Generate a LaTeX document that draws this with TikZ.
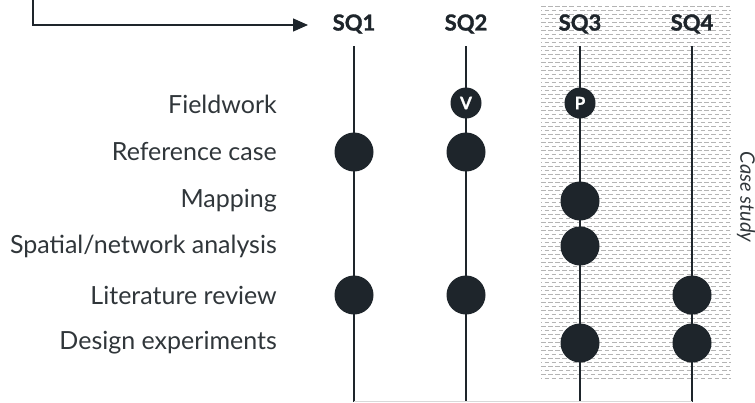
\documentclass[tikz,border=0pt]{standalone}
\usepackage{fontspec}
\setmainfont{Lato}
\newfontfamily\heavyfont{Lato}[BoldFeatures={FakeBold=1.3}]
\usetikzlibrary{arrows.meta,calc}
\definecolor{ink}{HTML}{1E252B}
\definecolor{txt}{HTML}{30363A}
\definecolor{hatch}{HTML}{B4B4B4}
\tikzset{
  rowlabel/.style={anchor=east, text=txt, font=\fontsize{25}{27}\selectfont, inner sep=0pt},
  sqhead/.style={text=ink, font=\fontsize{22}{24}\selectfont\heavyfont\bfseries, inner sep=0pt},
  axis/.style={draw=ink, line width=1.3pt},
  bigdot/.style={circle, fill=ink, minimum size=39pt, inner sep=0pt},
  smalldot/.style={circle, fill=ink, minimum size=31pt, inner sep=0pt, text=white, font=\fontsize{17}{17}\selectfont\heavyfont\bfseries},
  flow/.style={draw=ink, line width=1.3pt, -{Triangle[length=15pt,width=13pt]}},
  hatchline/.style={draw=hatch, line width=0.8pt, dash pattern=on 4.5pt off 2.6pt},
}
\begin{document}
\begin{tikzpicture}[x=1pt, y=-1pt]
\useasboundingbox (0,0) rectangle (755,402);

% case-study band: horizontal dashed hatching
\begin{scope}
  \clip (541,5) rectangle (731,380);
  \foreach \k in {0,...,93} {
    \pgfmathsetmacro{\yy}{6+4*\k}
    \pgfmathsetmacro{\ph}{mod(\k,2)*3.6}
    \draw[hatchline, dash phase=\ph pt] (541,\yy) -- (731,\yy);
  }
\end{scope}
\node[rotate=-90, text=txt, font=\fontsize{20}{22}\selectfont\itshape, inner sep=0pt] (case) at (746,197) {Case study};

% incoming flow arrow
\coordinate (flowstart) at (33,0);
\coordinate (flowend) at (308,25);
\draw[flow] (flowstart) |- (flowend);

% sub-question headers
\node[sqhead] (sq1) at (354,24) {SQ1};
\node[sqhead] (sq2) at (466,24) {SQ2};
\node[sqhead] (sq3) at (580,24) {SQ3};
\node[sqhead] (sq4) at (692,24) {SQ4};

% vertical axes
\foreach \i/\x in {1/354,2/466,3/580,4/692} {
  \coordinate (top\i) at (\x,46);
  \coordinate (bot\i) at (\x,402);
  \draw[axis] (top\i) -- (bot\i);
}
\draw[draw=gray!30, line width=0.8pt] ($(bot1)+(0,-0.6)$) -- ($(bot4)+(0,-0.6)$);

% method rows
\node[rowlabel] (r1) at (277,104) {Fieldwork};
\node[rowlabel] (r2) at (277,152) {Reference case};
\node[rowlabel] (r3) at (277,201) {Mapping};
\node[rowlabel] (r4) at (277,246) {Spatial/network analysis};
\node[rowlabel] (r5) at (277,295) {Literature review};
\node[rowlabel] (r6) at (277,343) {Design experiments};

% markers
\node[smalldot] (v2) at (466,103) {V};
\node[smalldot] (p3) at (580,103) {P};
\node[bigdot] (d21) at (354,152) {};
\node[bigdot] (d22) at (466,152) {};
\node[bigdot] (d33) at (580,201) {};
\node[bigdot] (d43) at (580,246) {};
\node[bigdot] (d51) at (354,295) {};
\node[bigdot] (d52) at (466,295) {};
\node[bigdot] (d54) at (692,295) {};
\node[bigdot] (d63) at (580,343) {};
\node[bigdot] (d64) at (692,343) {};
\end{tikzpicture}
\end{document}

++++++

* What you will do *
Extract the lines exactly, please: the first line of the listing, the line with "(0,0) rectangle (755,402);", and every line between them, but no pictures.

* Complete response *
Generate a LaTeX document that draws this with TikZ.
\documentclass[tikz,border=0pt]{standalone}
\usepackage{fontspec}
\setmainfont{Lato}
\newfontfamily\heavyfont{Lato}[BoldFeatures={FakeBold=1.3}]
\usetikzlibrary{arrows.meta,calc}
\definecolor{ink}{HTML}{1E252B}
\definecolor{txt}{HTML}{30363A}
\definecolor{hatch}{HTML}{B4B4B4}
\tikzset{
  rowlabel/.style={anchor=east, text=txt, font=\fontsize{25}{27}\selectfont, inner sep=0pt},
  sqhead/.style={text=ink, font=\fontsize{22}{24}\selectfont\heavyfont\bfseries, inner sep=0pt},
  axis/.style={draw=ink, line width=1.3pt},
  bigdot/.style={circle, fill=ink, minimum size=39pt, inner sep=0pt},
  smalldot/.style={circle, fill=ink, minimum size=31pt, inner sep=0pt, text=white, font=\fontsize{17}{17}\selectfont\heavyfont\bfseries},
  flow/.style={draw=ink, line width=1.3pt, -{Triangle[length=15pt,width=13pt]}},
  hatchline/.style={draw=hatch, line width=0.8pt, dash pattern=on 4.5pt off 2.6pt},
}
\begin{document}
\begin{tikzpicture}[x=1pt, y=-1pt]
\useasboundingbox (0,0) rectangle (755,402);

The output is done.